**Task prompt**
Copy out the data below as written; omit any images.

**Information provided**

==================================================

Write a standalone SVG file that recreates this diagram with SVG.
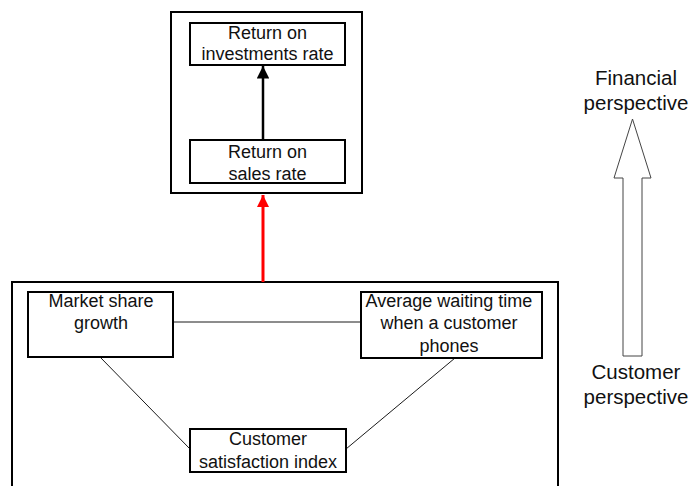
<svg xmlns="http://www.w3.org/2000/svg" width="693" height="486" viewBox="0 0 693 486">
  <style>
    .frame { fill: none; stroke: #000; stroke-width: 2; }
    .box { fill: #fff; stroke: #000; stroke-width: 2; }
    .link { fill: none; stroke: #1a1a1a; stroke-width: 1; }
    .lbl { font-family: "Liberation Sans", Arial, sans-serif; font-size: 18px; fill: #111; text-anchor: middle; }
    .side { font-family: "Liberation Sans", Arial, sans-serif; font-size: 20.5px; fill: #111; text-anchor: middle; }
  </style>
  <defs>
    <marker id="headBlack" viewBox="0 0 10 10" refX="10" refY="5" markerWidth="5" markerHeight="5" orient="auto" markerUnits="strokeWidth">
      <path d="M0,0 L10,5 L0,10 z" fill="#000"/>
    </marker>
    <marker id="headRed" viewBox="0 0 10 10" refX="10" refY="5" markerWidth="4" markerHeight="4" orient="auto" markerUnits="strokeWidth">
      <path d="M0,0 L10,5 L0,10 z" fill="#f00"/>
    </marker>
  </defs>
  <rect width="693" height="486" fill="#fff"/>

  <!-- perspective frames -->
  <g id="financial-frame">
    <rect class="frame" x="171" y="12" width="191" height="181"/>
  </g>
  <g id="customer-frame">
    <rect class="frame" x="12" y="282" width="546" height="220"/>
  </g>

  <!-- connectors -->
  <g id="connectors">
    <line class="link" x1="173" y1="322" x2="361" y2="322"/>
    <line class="link" x1="100" y1="357" x2="190" y2="449"/>
    <line class="link" x1="455" y1="358" x2="346" y2="449"/>
    <line x1="263" y1="140" x2="263" y2="66" stroke="#000" stroke-width="2.5" marker-end="url(#headBlack)"/>
    <line x1="263" y1="282" x2="263" y2="195" stroke="#f00" stroke-width="3" marker-end="url(#headRed)"/>
  </g>

  <g id="roi">
    <rect class="box" x="190" y="23" width="155" height="42"/>
    <text class="lbl" x="267.5" y="39">Return on</text>
    <text class="lbl" x="267.5" y="60">investments rate</text>
  </g>
  <g id="ros">
    <rect class="box" x="190" y="140" width="155" height="43"/>
    <text class="lbl" x="267.5" y="158">Return on</text>
    <text class="lbl" x="267.5" y="180">sales rate</text>
  </g>
  <g id="market-share">
    <rect class="box" x="28" y="292" width="145" height="65"/>
    <text class="lbl" x="101" y="307">Market share</text>
    <text class="lbl" x="101" y="329">growth</text>
  </g>
  <g id="waiting-time">
    <rect class="box" x="361" y="292" width="181" height="66"/>
    <text class="lbl" x="449" y="307">Average waiting time</text>
    <text class="lbl" x="449" y="329">when a customer</text>
    <text class="lbl" x="449" y="352">phones</text>
  </g>
  <g id="satisfaction">
    <rect class="box" x="190" y="429" width="156" height="43"/>
    <text class="lbl" x="268" y="445">Customer</text>
    <text class="lbl" x="268" y="468">satisfaction index</text>
  </g>

  <!-- direction of the perspectives -->
  <g id="perspective-arrow">
    <path d="M632.5,119 L651,178 L642,178 L642,356 L623,356 L623,178 L614,178 Z" fill="#fff" stroke="#444" stroke-width="1"/>
    <text class="side" x="636" y="85">Financial</text>
    <text class="side" x="636" y="110">perspective</text>
    <text class="side" x="636" y="379">Customer</text>
    <text class="side" x="636" y="404">perspective</text>
  </g>
</svg>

==================================================

**Reply to the task**
Write a standalone SVG file that recreates this diagram with SVG.
<svg xmlns="http://www.w3.org/2000/svg" width="693" height="486" viewBox="0 0 693 486">
  <style>
    .frame { fill: none; stroke: #000; stroke-width: 2; }
    .box { fill: #fff; stroke: #000; stroke-width: 2; }
    .link { fill: none; stroke: #1a1a1a; stroke-width: 1; }
    .lbl { font-family: "Liberation Sans", Arial, sans-serif; font-size: 18px; fill: #111; text-anchor: middle; }
    .side { font-family: "Liberation Sans", Arial, sans-serif; font-size: 20.5px; fill: #111; text-anchor: middle; }
  </style>
  <defs>
    <marker id="headBlack" viewBox="0 0 10 10" refX="10" refY="5" markerWidth="5" markerHeight="5" orient="auto" markerUnits="strokeWidth">
      <path d="M0,0 L10,5 L0,10 z" fill="#000"/>
    </marker>
    <marker id="headRed" viewBox="0 0 10 10" refX="10" refY="5" markerWidth="4" markerHeight="4" orient="auto" markerUnits="strokeWidth">
      <path d="M0,0 L10,5 L0,10 z" fill="#f00"/>
    </marker>
  </defs>
  <rect width="693" height="486" fill="#fff"/>

  <!-- perspective frames -->
  <g id="financial-frame">
    <rect class="frame" x="171" y="12" width="191" height="181"/>
  </g>
  <g id="customer-frame">
    <rect class="frame" x="12" y="282" width="546" height="220"/>
  </g>

  <!-- connectors -->
  <g id="connectors">
    <line class="link" x1="173" y1="322" x2="361" y2="322"/>
    <line class="link" x1="100" y1="357" x2="190" y2="449"/>
    <line class="link" x1="455" y1="358" x2="346" y2="449"/>
    <line x1="263" y1="140" x2="263" y2="66" stroke="#000" stroke-width="2.5" marker-end="url(#headBlack)"/>
    <line x1="263" y1="282" x2="263" y2="195" stroke="#f00" stroke-width="3" marker-end="url(#headRed)"/>
  </g>

  <g id="roi">
    <rect class="box" x="190" y="23" width="155" height="42"/>
    <text class="lbl" x="267.5" y="39">Return on</text>
    <text class="lbl" x="267.5" y="60">investments rate</text>
  </g>
  <g id="ros">
    <rect class="box" x="190" y="140" width="155" height="43"/>
    <text class="lbl" x="267.5" y="158">Return on</text>
    <text class="lbl" x="267.5" y="180">sales rate</text>
  </g>
  <g id="market-share">
    <rect class="box" x="28" y="292" width="145" height="65"/>
    <text class="lbl" x="101" y="307">Market share</text>
    <text class="lbl" x="101" y="329">growth</text>
  </g>
  <g id="waiting-time">
    <rect class="box" x="361" y="292" width="181" height="66"/>
    <text class="lbl" x="449" y="307">Average waiting time</text>
    <text class="lbl" x="449" y="329">when a customer</text>
    <text class="lbl" x="449" y="352">phones</text>
  </g>
  <g id="satisfaction">
    <rect class="box" x="190" y="429" width="156" height="43"/>
    <text class="lbl" x="268" y="445">Customer</text>
    <text class="lbl" x="268" y="468">satisfaction index</text>
  </g>

  <!-- direction of the perspectives -->
  <g id="perspective-arrow">
    <path d="M632.5,119 L651,178 L642,178 L642,356 L623,356 L623,178 L614,178 Z" fill="#fff" stroke="#444" stroke-width="1"/>
    <text class="side" x="636" y="85">Financial</text>
    <text class="side" x="636" y="110">perspective</text>
    <text class="side" x="636" y="379">Customer</text>
    <text class="side" x="636" y="404">perspective</text>
  </g>
</svg>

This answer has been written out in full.